Count lines, not occurrences: report how many lines in the records hold the string "Convert", and nothing else.

****************

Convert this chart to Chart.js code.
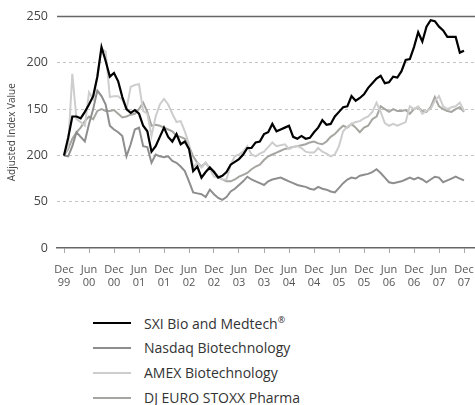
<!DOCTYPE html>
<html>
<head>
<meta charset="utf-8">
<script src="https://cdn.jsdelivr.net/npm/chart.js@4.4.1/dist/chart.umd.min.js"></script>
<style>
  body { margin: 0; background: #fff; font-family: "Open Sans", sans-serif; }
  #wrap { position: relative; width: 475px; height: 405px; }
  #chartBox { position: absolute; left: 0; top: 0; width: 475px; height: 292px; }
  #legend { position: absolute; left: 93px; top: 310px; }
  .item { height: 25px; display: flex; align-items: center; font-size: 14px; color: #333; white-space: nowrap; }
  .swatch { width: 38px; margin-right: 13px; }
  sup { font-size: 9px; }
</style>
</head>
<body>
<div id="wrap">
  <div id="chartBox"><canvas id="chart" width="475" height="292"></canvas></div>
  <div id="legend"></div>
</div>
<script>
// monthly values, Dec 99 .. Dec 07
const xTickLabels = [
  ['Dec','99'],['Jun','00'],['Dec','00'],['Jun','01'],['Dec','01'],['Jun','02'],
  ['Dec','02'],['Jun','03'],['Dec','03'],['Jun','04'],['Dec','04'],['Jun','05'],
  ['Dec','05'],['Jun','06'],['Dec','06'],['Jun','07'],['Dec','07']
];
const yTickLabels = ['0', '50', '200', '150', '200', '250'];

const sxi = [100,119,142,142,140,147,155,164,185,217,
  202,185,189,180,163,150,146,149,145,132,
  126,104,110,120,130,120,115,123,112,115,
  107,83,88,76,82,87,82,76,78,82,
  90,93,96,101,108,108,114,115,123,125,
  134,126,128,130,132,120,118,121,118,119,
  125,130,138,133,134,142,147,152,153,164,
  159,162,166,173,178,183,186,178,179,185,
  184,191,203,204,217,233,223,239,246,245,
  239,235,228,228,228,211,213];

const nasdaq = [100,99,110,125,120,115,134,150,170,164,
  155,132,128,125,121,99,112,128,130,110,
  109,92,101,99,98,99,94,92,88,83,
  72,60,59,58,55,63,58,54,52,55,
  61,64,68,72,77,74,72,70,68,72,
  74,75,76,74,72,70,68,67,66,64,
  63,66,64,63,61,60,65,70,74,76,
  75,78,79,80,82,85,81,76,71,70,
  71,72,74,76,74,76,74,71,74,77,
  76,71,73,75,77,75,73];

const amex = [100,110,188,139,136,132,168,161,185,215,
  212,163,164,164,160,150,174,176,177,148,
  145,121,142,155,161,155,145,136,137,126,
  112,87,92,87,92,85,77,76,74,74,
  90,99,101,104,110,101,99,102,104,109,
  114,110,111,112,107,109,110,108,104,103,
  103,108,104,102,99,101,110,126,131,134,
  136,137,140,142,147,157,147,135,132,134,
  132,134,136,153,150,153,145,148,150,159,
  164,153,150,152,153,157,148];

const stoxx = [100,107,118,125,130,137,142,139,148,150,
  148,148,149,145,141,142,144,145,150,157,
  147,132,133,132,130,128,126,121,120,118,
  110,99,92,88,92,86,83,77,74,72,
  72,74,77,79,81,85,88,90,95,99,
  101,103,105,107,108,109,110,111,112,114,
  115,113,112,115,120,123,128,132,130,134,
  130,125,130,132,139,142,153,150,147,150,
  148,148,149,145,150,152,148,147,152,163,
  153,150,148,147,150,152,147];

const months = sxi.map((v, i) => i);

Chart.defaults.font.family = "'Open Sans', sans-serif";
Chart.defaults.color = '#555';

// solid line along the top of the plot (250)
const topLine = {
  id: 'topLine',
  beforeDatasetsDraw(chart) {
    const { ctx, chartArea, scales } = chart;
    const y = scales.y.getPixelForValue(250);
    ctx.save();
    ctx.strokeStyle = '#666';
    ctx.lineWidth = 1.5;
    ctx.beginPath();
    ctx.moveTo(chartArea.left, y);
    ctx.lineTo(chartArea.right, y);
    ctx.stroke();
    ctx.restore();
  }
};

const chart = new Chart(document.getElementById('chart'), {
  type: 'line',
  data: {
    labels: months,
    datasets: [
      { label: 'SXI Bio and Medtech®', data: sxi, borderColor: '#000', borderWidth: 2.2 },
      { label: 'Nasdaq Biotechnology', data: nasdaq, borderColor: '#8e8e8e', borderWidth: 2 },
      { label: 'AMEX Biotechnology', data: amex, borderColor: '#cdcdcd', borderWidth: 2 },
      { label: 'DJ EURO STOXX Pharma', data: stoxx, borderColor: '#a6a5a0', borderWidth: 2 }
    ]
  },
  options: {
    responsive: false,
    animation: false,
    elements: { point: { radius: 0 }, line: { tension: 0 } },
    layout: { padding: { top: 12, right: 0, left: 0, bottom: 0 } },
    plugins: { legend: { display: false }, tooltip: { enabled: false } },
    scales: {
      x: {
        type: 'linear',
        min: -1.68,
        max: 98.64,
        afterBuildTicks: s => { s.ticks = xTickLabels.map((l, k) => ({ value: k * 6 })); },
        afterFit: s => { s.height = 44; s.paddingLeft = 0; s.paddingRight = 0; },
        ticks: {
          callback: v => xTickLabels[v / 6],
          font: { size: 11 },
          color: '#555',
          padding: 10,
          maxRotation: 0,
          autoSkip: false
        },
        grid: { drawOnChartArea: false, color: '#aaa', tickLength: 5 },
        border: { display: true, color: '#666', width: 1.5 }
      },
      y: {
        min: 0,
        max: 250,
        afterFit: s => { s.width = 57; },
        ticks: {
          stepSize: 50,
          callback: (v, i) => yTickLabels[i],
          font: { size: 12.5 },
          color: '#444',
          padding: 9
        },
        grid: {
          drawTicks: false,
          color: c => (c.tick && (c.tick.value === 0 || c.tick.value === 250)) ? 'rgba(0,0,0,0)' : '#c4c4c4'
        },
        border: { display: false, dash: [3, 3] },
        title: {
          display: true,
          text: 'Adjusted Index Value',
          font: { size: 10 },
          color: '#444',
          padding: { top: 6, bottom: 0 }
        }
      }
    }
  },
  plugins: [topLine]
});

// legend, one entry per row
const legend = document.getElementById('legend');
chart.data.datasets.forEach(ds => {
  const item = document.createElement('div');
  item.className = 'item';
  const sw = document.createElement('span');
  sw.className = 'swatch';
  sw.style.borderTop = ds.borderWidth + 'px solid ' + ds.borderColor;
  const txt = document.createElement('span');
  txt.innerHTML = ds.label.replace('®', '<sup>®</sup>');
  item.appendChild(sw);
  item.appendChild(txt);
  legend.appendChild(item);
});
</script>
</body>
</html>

****************

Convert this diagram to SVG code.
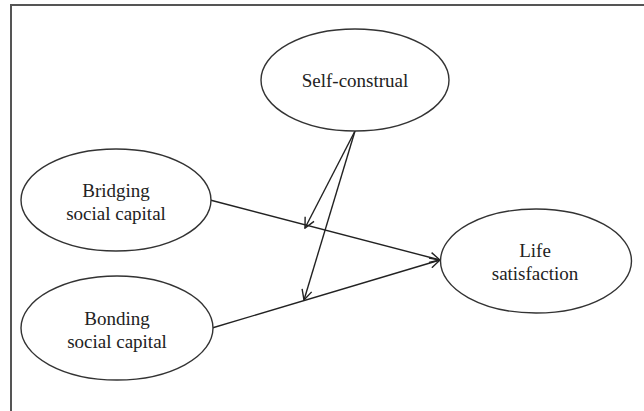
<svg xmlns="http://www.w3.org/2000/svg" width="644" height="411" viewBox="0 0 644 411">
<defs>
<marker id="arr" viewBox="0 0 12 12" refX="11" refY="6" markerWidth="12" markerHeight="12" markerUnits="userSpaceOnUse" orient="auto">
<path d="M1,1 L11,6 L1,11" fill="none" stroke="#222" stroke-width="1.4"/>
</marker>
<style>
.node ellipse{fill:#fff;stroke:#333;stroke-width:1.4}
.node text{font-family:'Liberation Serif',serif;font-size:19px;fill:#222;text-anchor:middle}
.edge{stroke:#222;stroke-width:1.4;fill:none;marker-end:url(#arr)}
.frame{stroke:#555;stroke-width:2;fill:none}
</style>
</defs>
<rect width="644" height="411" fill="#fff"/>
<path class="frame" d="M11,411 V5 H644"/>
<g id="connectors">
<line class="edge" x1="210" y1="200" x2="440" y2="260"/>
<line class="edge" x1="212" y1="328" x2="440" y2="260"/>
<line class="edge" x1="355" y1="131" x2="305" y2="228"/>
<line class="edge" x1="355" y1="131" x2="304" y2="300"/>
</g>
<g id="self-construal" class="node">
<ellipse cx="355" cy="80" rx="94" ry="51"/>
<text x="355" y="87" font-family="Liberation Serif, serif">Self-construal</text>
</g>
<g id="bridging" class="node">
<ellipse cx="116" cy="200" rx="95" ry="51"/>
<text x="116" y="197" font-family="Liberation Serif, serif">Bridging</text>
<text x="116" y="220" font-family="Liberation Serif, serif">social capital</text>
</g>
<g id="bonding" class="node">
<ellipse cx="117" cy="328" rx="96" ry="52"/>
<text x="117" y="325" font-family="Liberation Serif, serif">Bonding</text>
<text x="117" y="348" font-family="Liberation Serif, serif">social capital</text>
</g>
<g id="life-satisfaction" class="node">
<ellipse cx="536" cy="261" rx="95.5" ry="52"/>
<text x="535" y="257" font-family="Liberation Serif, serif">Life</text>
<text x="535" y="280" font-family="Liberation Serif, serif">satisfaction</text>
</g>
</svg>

****************

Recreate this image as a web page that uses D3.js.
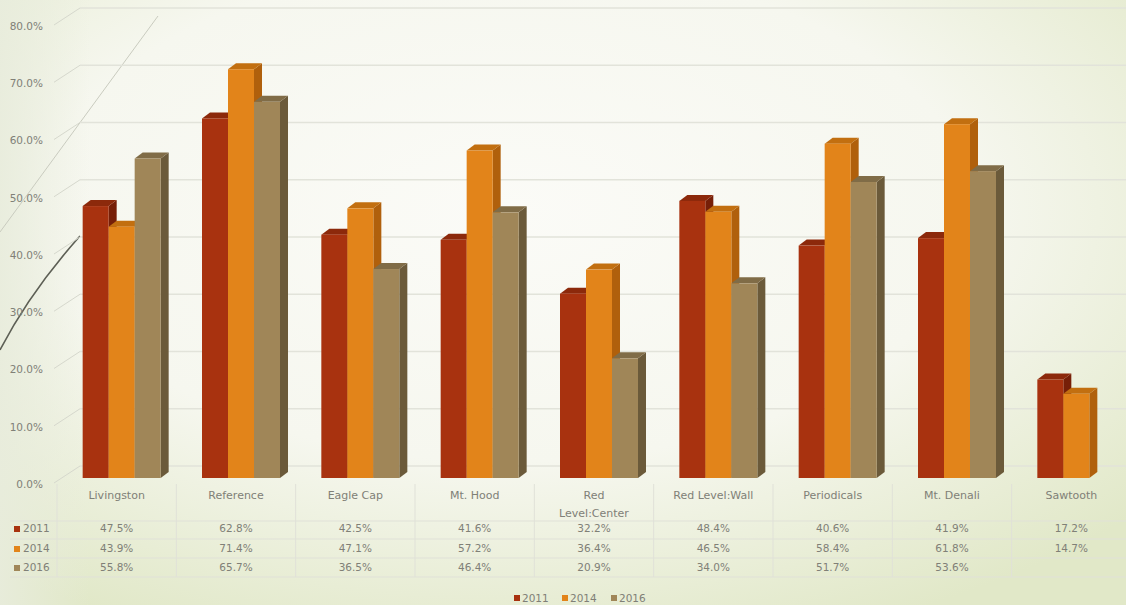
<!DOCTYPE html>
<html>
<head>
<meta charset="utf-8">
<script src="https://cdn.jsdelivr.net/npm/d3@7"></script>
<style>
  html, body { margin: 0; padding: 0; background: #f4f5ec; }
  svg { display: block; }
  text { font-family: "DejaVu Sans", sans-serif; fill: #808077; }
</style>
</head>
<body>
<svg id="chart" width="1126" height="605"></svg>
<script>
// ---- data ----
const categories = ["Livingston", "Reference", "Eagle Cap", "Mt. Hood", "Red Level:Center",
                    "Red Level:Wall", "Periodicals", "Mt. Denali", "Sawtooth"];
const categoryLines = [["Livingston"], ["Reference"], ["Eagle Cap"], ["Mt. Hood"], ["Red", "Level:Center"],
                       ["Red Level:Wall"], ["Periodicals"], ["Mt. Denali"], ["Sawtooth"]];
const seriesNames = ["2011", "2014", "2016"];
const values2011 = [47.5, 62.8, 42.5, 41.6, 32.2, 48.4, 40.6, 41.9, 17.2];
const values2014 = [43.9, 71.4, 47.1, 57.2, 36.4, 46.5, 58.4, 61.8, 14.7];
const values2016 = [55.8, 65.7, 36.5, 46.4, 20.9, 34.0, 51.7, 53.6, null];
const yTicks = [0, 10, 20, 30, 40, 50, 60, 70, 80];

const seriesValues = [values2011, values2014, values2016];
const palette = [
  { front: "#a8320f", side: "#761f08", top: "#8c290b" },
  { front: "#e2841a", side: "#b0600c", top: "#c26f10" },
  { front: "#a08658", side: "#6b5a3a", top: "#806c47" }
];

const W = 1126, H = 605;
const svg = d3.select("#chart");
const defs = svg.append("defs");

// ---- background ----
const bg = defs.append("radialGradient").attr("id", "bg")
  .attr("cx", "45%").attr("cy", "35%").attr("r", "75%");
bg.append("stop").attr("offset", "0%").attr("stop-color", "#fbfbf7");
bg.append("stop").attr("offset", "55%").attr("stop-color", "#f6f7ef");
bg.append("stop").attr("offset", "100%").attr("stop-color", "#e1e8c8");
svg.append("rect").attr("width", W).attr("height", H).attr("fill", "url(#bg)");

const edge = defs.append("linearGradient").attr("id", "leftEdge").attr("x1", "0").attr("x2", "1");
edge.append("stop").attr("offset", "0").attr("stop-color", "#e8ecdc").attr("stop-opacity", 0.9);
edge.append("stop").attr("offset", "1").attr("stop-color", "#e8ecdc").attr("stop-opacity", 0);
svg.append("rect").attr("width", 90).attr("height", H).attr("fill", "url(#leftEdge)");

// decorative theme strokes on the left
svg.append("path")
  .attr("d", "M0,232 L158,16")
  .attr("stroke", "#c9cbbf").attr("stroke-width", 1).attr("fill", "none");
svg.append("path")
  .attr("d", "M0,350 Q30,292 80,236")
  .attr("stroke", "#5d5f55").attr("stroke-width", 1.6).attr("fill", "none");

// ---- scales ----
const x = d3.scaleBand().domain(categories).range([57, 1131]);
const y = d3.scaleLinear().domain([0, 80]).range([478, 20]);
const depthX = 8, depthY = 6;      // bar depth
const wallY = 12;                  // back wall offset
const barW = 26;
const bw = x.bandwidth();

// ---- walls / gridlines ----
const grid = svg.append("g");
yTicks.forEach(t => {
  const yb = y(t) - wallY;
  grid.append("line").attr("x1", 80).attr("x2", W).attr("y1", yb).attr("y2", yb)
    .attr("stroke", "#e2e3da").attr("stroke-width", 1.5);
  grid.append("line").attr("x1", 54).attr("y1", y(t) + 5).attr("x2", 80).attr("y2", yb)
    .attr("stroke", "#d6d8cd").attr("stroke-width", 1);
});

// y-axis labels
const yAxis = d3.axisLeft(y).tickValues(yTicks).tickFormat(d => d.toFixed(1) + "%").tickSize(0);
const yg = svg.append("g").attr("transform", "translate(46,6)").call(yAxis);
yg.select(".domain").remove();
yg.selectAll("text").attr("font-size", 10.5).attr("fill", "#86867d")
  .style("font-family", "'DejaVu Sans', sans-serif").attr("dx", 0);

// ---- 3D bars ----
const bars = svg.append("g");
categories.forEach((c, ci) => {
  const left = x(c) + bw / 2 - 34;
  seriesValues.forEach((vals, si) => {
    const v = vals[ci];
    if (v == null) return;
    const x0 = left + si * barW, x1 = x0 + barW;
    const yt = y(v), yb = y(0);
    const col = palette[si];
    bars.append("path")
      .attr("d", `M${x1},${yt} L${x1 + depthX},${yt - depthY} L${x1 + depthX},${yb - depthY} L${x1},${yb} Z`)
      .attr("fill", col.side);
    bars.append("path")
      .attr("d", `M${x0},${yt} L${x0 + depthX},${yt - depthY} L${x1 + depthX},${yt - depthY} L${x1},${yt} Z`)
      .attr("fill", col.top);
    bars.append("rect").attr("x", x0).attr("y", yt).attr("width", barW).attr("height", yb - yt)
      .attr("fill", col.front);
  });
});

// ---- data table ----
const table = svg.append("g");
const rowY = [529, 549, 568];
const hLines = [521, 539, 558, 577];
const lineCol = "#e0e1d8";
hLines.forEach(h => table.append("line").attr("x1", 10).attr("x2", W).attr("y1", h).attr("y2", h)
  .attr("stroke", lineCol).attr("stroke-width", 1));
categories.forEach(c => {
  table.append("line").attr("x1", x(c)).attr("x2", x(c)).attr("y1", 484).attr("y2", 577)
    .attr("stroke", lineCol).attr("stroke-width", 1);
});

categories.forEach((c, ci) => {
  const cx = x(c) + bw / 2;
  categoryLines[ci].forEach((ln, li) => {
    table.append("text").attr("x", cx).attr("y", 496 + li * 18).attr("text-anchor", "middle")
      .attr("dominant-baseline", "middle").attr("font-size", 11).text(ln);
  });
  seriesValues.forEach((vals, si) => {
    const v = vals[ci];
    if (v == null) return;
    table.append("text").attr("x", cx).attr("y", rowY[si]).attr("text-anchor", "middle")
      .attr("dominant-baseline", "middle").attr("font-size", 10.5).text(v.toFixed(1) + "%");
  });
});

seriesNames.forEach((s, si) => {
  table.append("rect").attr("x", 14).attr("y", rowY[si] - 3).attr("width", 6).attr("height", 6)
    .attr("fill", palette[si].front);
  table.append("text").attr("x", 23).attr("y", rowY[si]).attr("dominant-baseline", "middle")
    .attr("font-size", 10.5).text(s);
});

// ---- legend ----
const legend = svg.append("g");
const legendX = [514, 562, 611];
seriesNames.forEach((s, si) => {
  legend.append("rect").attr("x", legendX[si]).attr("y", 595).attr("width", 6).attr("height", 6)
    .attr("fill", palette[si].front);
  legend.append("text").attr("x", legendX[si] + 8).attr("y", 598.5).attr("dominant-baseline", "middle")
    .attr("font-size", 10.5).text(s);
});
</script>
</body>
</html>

****************

**RESPONSE FOR THIS EXERCISE:** 2